> _BRIEF_:
Below is a listing; write it out exactly and drop any images from it.

>> Start

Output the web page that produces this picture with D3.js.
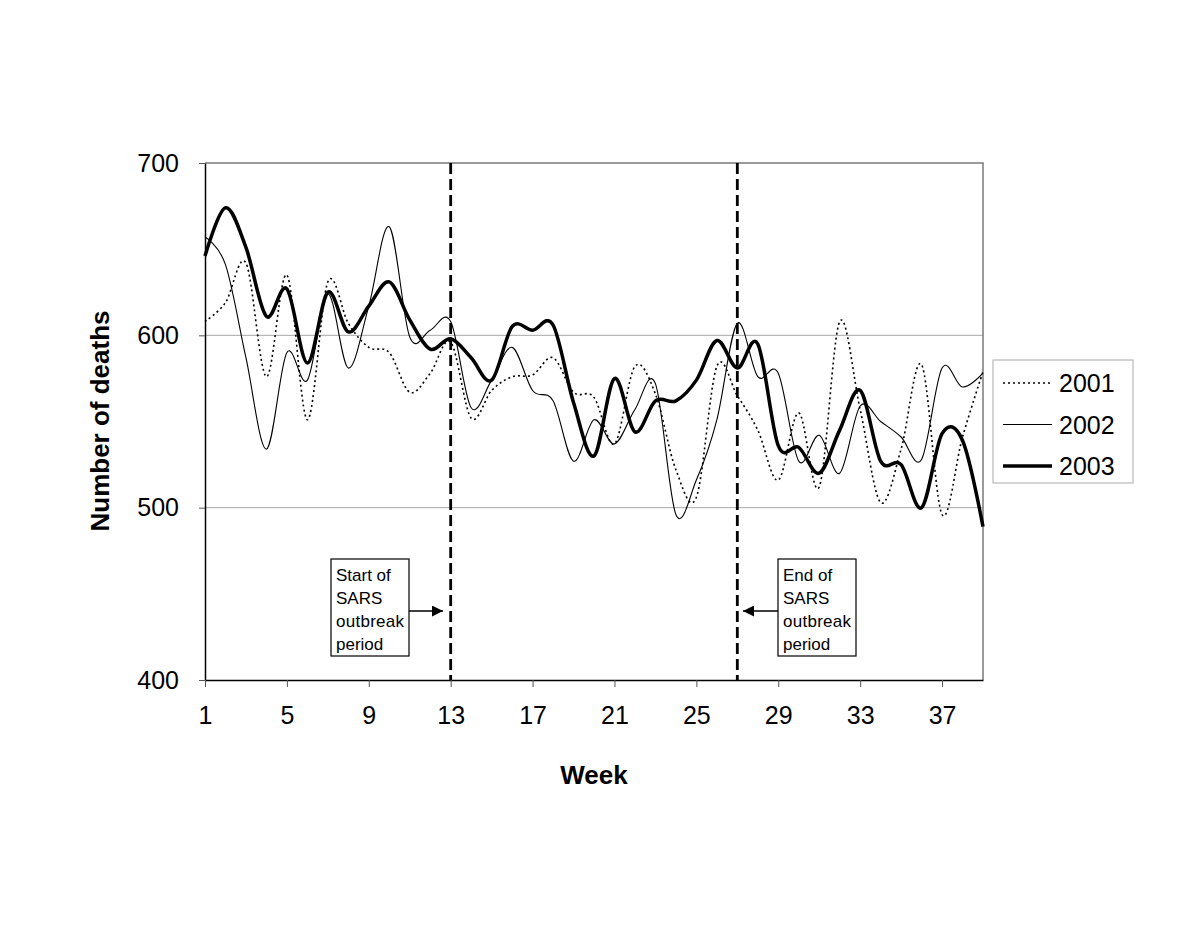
<!DOCTYPE html>
<html>
<head>
<meta charset="utf-8">
<script src="https://cdn.jsdelivr.net/npm/d3@7"></script>
<style>
  body { margin: 0; background: #fff; }
  text { font-family: "Liberation Sans", Arial, sans-serif; }
</style>
</head>
<body>
<div id="svgContainer"></div>
<script>
// Weekly number of deaths, weeks 1..39
const weeks = d3.range(1, 40);
const deaths2001 = [608, 619, 642, 576, 635, 551, 631, 607, 593, 590, 567, 578, 596,
  552, 568, 576, 577, 587, 567, 564, 537, 582, 566, 522, 506, 582,
  565, 545, 516, 555, 512, 608, 557, 503, 534, 583, 496, 541, 579];
const deaths2002 = [657, 641, 587, 534, 590, 574, 624, 581, 617, 663, 599, 603, 608,
  558, 574, 593, 568, 562, 527, 551, 537, 557, 572, 496, 516, 551,
  607, 576, 578, 527, 542, 520, 559, 550, 541, 528, 581, 570, 578];
const deaths2003 = [646, 674, 651, 611, 627, 584, 625, 602, 617, 631, 609, 592, 598,
  587, 574, 605, 603, 606, 561, 530, 575, 544, 562, 562, 574, 597,
  581, 595, 536, 535, 520, 545, 568, 527, 525, 500, 543, 539, 489];
const seriesNames = ["2001", "2002", "2003"];
const xTicks = [1, 5, 9, 13, 17, 21, 25, 29, 33, 37];
const yTicks = [400, 500, 600, 700];
const sarsStart = 13;
const sarsEnd = 27;

const width = 1200;
const height = 927;

const svg = d3.select("#svgContainer").append("svg")
  .attr("width", width)
  .attr("height", height);
svg.append("rect").attr("width", width).attr("height", height).attr("fill", "#fff");

const x = d3.scaleLinear().domain([1, 39]).range([205, 983]);
const y = d3.scaleLinear().domain([400, 700]).range([680, 163]);

// Grid lines
svg.append("g")
  .selectAll("line")
  .data([500, 600])
  .join("line")
  .attr("x1", x(1)).attr("x2", x(39))
  .attr("y1", d => y(d)).attr("y2", d => y(d))
  .attr("stroke", "#a8a8a8")
  .attr("stroke-width", 1);

// Plot frame (top and right)
svg.append("path")
  .attr("d", `M${x(1)},${y(700)}H${x(39)}V${y(400)}`)
  .attr("fill", "none")
  .attr("stroke", "#7a7a7a")
  .attr("stroke-width", 1.5);

// Axes
const yAxis = svg.append("g")
  .attr("transform", `translate(${x(1)},0)`)
  .call(d3.axisLeft(y).tickValues(yTicks).tickSize(6).tickSizeOuter(0).tickPadding(20));
const xAxis = svg.append("g")
  .attr("transform", `translate(0,${y(400)})`)
  .call(d3.axisBottom(x).tickValues(xTicks).tickSize(7).tickSizeOuter(0).tickPadding(28));
[yAxis, xAxis].forEach(g => {
  g.select(".domain").attr("stroke", "#000").attr("stroke-width", 1.5);
  g.selectAll(".tick line").attr("stroke", "#555");
  g.selectAll(".tick text")
    .attr("font-family", "Liberation Sans, Arial, sans-serif")
    .attr("font-size", "25px")
    .attr("fill", "#000");
});
xAxis.selectAll(".tick text").attr("dy", "0.35em");

// Axis titles
svg.append("text")
  .attr("x", 594).attr("y", 784)
  .attr("text-anchor", "middle")
  .attr("font-size", "26px")
  .attr("font-weight", "bold")
  .text("Week");
svg.append("text")
  .attr("transform", "translate(109,421) rotate(-90)")
  .attr("text-anchor", "middle")
  .attr("font-size", "26px")
  .attr("font-weight", "bold")
  .text("Number of deaths");

// SARS period markers
svg.append("g")
  .selectAll("line")
  .data([sarsStart, sarsEnd])
  .join("line")
  .attr("x1", d => x(d)).attr("x2", d => x(d))
  .attr("y1", y(700)).attr("y2", y(400))
  .attr("stroke", "#000")
  .attr("stroke-width", 2.8)
  .attr("stroke-dasharray", "11,5");

// Series lines
const line = d3.line()
  .x((d, i) => x(weeks[i]))
  .y(d => y(d))
  .curve(d3.curveCardinal.tension(0));

const styles = [
  { data: deaths2001, w: 1.6, dash: "2,3" },
  { data: deaths2002, w: 1.1, dash: null },
  { data: deaths2003, w: 3.5, dash: null }
];
styles.forEach(s => {
  svg.append("path")
    .attr("d", line(s.data))
    .attr("fill", "none")
    .attr("stroke", "#000")
    .attr("stroke-width", s.w)
    .attr("stroke-dasharray", s.dash)
    .attr("stroke-linejoin", "round");
});

// Legend
const legend = svg.append("g");
legend.append("rect")
  .attr("x", 993).attr("y", 360)
  .attr("width", 140).attr("height", 123)
  .attr("fill", "#fff")
  .attr("stroke", "#aaa")
  .attr("stroke-width", 1);
seriesNames.forEach((name, i) => {
  const ly = 383 + i * 41.5;
  legend.append("line")
    .attr("x1", 1003).attr("x2", 1052)
    .attr("y1", ly).attr("y2", ly)
    .attr("stroke", "#000")
    .attr("stroke-width", styles[i].w)
    .attr("stroke-dasharray", styles[i].dash);
  legend.append("text")
    .attr("x", 1059).attr("y", ly + 9)
    .attr("font-size", "25px")
    .text(name);
});

// Annotation boxes with arrows
svg.append("defs").append("marker")
  .attr("id", "arrow")
  .attr("viewBox", "0 0 10 10")
  .attr("refX", 10).attr("refY", 5)
  .attr("markerUnits", "userSpaceOnUse")
  .attr("markerWidth", 13).attr("markerHeight", 11)
  .attr("orient", "auto")
  .append("path")
  .attr("d", "M0,0L10,5L0,10Z")
  .attr("fill", "#000");

const notes = [
  { lines: ["Start of", "SARS", "outbreak", "period"], bx: 331, ax1: 409, ax2: 443 },
  { lines: ["End of", "SARS", "outbreak", "period"], bx: 778, ax1: 778, ax2: 743 }
];
notes.forEach(n => {
  svg.append("rect")
    .attr("x", n.bx).attr("y", 559)
    .attr("width", 78).attr("height", 97)
    .attr("fill", "#fff")
    .attr("stroke", "#000")
    .attr("stroke-width", 1.2);
  n.lines.forEach((t, i) => {
    svg.append("text")
      .attr("x", n.bx + 5).attr("y", 581 + i * 23)
      .attr("font-size", "17px")
      .attr("textLength", t === "outbreak" ? 68 : null)
      .text(t);
  });
  svg.append("line")
    .attr("x1", n.ax1).attr("x2", n.ax2)
    .attr("y1", 611).attr("y2", 611)
    .attr("stroke", "#000")
    .attr("stroke-width", 1.5)
    .attr("marker-end", "url(#arrow)");
});
</script>
</body>
</html>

>> End

> _RESULT OF THE EXERCISE_:
Output the web page that produces this picture with D3.js.
<!DOCTYPE html>
<html>
<head>
<meta charset="utf-8">
<script src="https://cdn.jsdelivr.net/npm/d3@7"></script>
<style>
  body { margin: 0; background: #fff; }
  text { font-family: "Liberation Sans", Arial, sans-serif; }
</style>
</head>
<body>
<div id="svgContainer"></div>
<script>
// Weekly number of deaths, weeks 1..39
const weeks = d3.range(1, 40);
const deaths2001 = [608, 619, 642, 576, 635, 551, 631, 607, 593, 590, 567, 578, 596,
  552, 568, 576, 577, 587, 567, 564, 537, 582, 566, 522, 506, 582,
  565, 545, 516, 555, 512, 608, 557, 503, 534, 583, 496, 541, 579];
const deaths2002 = [657, 641, 587, 534, 590, 574, 624, 581, 617, 663, 599, 603, 608,
  558, 574, 593, 568, 562, 527, 551, 537, 557, 572, 496, 516, 551,
  607, 576, 578, 527, 542, 520, 559, 550, 541, 528, 581, 570, 578];
const deaths2003 = [646, 674, 651, 611, 627, 584, 625, 602, 617, 631, 609, 592, 598,
  587, 574, 605, 603, 606, 561, 530, 575, 544, 562, 562, 574, 597,
  581, 595, 536, 535, 520, 545, 568, 527, 525, 500, 543, 539, 489];
const seriesNames = ["2001", "2002", "2003"];
const xTicks = [1, 5, 9, 13, 17, 21, 25, 29, 33, 37];
const yTicks = [400, 500, 600, 700];
const sarsStart = 13;
const sarsEnd = 27;

const width = 1200;
const height = 927;

const svg = d3.select("#svgContainer").append("svg")
  .attr("width", width)
  .attr("height", height);
svg.append("rect").attr("width", width).attr("height", height).attr("fill", "#fff");

const x = d3.scaleLinear().domain([1, 39]).range([205, 983]);
const y = d3.scaleLinear().domain([400, 700]).range([680, 163]);

// Grid lines
svg.append("g")
  .selectAll("line")
  .data([500, 600])
  .join("line")
  .attr("x1", x(1)).attr("x2", x(39))
  .attr("y1", d => y(d)).attr("y2", d => y(d))
  .attr("stroke", "#a8a8a8")
  .attr("stroke-width", 1);

// Plot frame (top and right)
svg.append("path")
  .attr("d", `M${x(1)},${y(700)}H${x(39)}V${y(400)}`)
  .attr("fill", "none")
  .attr("stroke", "#7a7a7a")
  .attr("stroke-width", 1.5);

// Axes
const yAxis = svg.append("g")
  .attr("transform", `translate(${x(1)},0)`)
  .call(d3.axisLeft(y).tickValues(yTicks).tickSize(6).tickSizeOuter(0).tickPadding(20));
const xAxis = svg.append("g")
  .attr("transform", `translate(0,${y(400)})`)
  .call(d3.axisBottom(x).tickValues(xTicks).tickSize(7).tickSizeOuter(0).tickPadding(28));
[yAxis, xAxis].forEach(g => {
  g.select(".domain").attr("stroke", "#000").attr("stroke-width", 1.5);
  g.selectAll(".tick line").attr("stroke", "#555");
  g.selectAll(".tick text")
    .attr("font-family", "Liberation Sans, Arial, sans-serif")
    .attr("font-size", "25px")
    .attr("fill", "#000");
});
xAxis.selectAll(".tick text").attr("dy", "0.35em");

// Axis titles
svg.append("text")
  .attr("x", 594).attr("y", 784)
  .attr("text-anchor", "middle")
  .attr("font-size", "26px")
  .attr("font-weight", "bold")
  .text("Week");
svg.append("text")
  .attr("transform", "translate(109,421) rotate(-90)")
  .attr("text-anchor", "middle")
  .attr("font-size", "26px")
  .attr("font-weight", "bold")
  .text("Number of deaths");

// SARS period markers
svg.append("g")
  .selectAll("line")
  .data([sarsStart, sarsEnd])
  .join("line")
  .attr("x1", d => x(d)).attr("x2", d => x(d))
  .attr("y1", y(700)).attr("y2", y(400))
  .attr("stroke", "#000")
  .attr("stroke-width", 2.8)
  .attr("stroke-dasharray", "11,5");

// Series lines
const line = d3.line()
  .x((d, i) => x(weeks[i]))
  .y(d => y(d))
  .curve(d3.curveCardinal.tension(0));

const styles = [
  { data: deaths2001, w: 1.6, dash: "2,3" },
  { data: deaths2002, w: 1.1, dash: null },
  { data: deaths2003, w: 3.5, dash: null }
];
styles.forEach(s => {
  svg.append("path")
    .attr("d", line(s.data))
    .attr("fill", "none")
    .attr("stroke", "#000")
    .attr("stroke-width", s.w)
    .attr("stroke-dasharray", s.dash)
    .attr("stroke-linejoin", "round");
});

// Legend
const legend = svg.append("g");
legend.append("rect")
  .attr("x", 993).attr("y", 360)
  .attr("width", 140).attr("height", 123)
  .attr("fill", "#fff")
  .attr("stroke", "#aaa")
  .attr("stroke-width", 1);
seriesNames.forEach((name, i) => {
  const ly = 383 + i * 41.5;
  legend.append("line")
    .attr("x1", 1003).attr("x2", 1052)
    .attr("y1", ly).attr("y2", ly)
    .attr("stroke", "#000")
    .attr("stroke-width", styles[i].w)
    .attr("stroke-dasharray", styles[i].dash);
  legend.append("text")
    .attr("x", 1059).attr("y", ly + 9)
    .attr("font-size", "25px")
    .text(name);
});

// Annotation boxes with arrows
svg.append("defs").append("marker")
  .attr("id", "arrow")
  .attr("viewBox", "0 0 10 10")
  .attr("refX", 10).attr("refY", 5)
  .attr("markerUnits", "userSpaceOnUse")
  .attr("markerWidth", 13).attr("markerHeight", 11)
  .attr("orient", "auto")
  .append("path")
  .attr("d", "M0,0L10,5L0,10Z")
  .attr("fill", "#000");

const notes = [
  { lines: ["Start of", "SARS", "outbreak", "period"], bx: 331, ax1: 409, ax2: 443 },
  { lines: ["End of", "SARS", "outbreak", "period"], bx: 778, ax1: 778, ax2: 743 }
];
notes.forEach(n => {
  svg.append("rect")
    .attr("x", n.bx).attr("y", 559)
    .attr("width", 78).attr("height", 97)
    .attr("fill", "#fff")
    .attr("stroke", "#000")
    .attr("stroke-width", 1.2);
  n.lines.forEach((t, i) => {
    svg.append("text")
      .attr("x", n.bx + 5).attr("y", 581 + i * 23)
      .attr("font-size", "17px")
      .attr("textLength", t === "outbreak" ? 68 : null)
      .text(t);
  });
  svg.append("line")
    .attr("x1", n.ax1).attr("x2", n.ax2)
    .attr("y1", 611).attr("y2", 611)
    .attr("stroke", "#000")
    .attr("stroke-width", 1.5)
    .attr("marker-end", "url(#arrow)");
});
</script>
</body>
</html>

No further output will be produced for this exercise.